Tagli personale tecnico e professionale, tagli dei fondi, regionalizzazione, tagli delle ore di insegnamento, accorpamento degli istituti e delle classi nelle superiori. Abolizione della gratuità dei libri nelle scuole elementari, maestro unico, abolizione del tempo prolungato nelle elementari. Si autorizzano classi di 31 alunni (quando spesso le aule obsolete riescono a contenerne a malapena 22), propone la riduzione delle ore di lezione e di conseguenza dell’offerta formativa e che comporta il licenziamento di migliaia di docenti.

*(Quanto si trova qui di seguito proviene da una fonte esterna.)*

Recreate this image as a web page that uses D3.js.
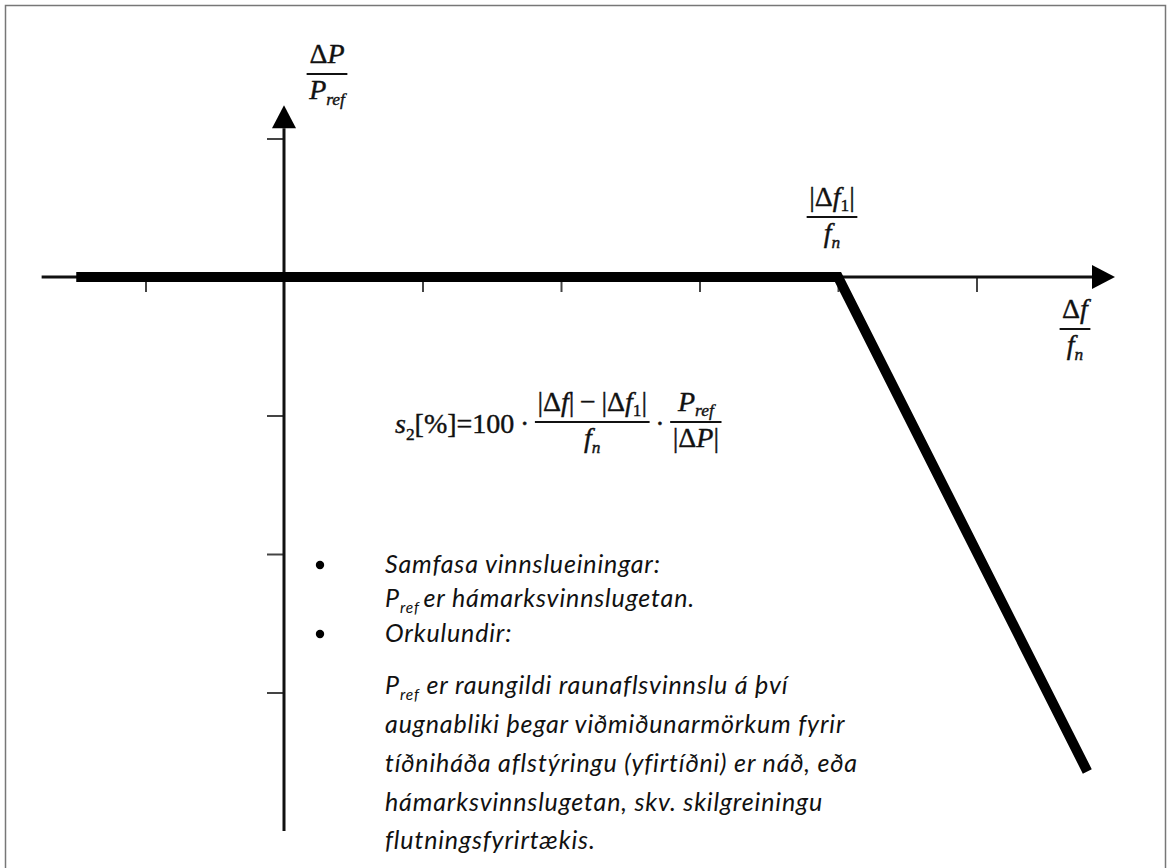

Il ritorno al maestro unico alle elementari, porterà un il taglio di circa 87.000 insegnanti in tre anni, mentre alle superiori, grazie alla riduzione di orario e dei corsi, si calcola che verranno eliminati 17.000 docenti.
 
Con la generale perdita di visione della classe politica che dirige (si fa per dire) l’Italia, perfino l’ex-comunista migliorista Napolitano, attualmente Presidente della Repubblica, concorda: “…è necessario ridurre a zero nei prossimi anni il deficit pubblico e per incidere sempre di più sul debito accumulato nel passato. Nessuna parte sociale e politica può sfuggire a questo imperativo. Ed esso comporta anche un contenimento della spesa per la scuola”.
 
Ecco come preparare il futuro dei nuovi cittadini: riducendo le ore di insegnamento e tagliando le risorse. Un tempo, quando vi era una coscienza maggiore, l’investimento per l’istruzione era considerato l’investimento prioritario per permettere un futuro differente alle nuove generazioni. Un investimento fatto dai genitori a costo di pesanti sacrifici. Ci “si toglieva il pane di bocca” per mandare i figli a studiare.
 
La laurea, in termini puramente economici di resa salariale, è conveniente. In base ai calcoli OCSE un laureato può aspettarsi rispetto a un diplomato un vantaggio salariale durante la carriera lavorativa superiore a 400.000 euro. Nel marzo 2000 il Consiglio europeo di Lisbona, conscio dell’evoluzione dei maggiori margini di profitto dell’economia capitalista verso settori legati alla conoscenza, ha fissato all’Unione Europea l’ambizioso obiettivo strategico di diventare entro il 2010 “l’economia basata sulla conoscenza più competitiva e dinamica del mondo”. Considerava “imperativo categorico” l’investimento efficiente nell’istruzione e nella formazione. L’istruzione “fa la differenza” perché permette di aumentare il reddito individuale e la produttività generale del paese.
 
Allora qual’è il modello di società e di economia, disegnato da questa riforma? Quale è il posto dell’Italia nel prossimo capitalismo finanziario e cognitivo? Rimanere emarginata ? Dobbiamo prepararci ad accogliere una nuova ondata di emigrazione, dove i più capaci e indipendenti, se potranno, lasceranno l’Italia per formarsi una cultura adeguata? Agli altri, a meno che non appartengano ad una ristretta elite privilegiata, spetta un futuro di bassi salari, lavoro nero, sottopagato e precario: in una sola parola di supersfruttamento. Al quale si aggiunge uno scenario di ignoranza, povertà culturale e passività. A noi lottare insieme per cambiare questo scenario, prima che sia troppo tardi.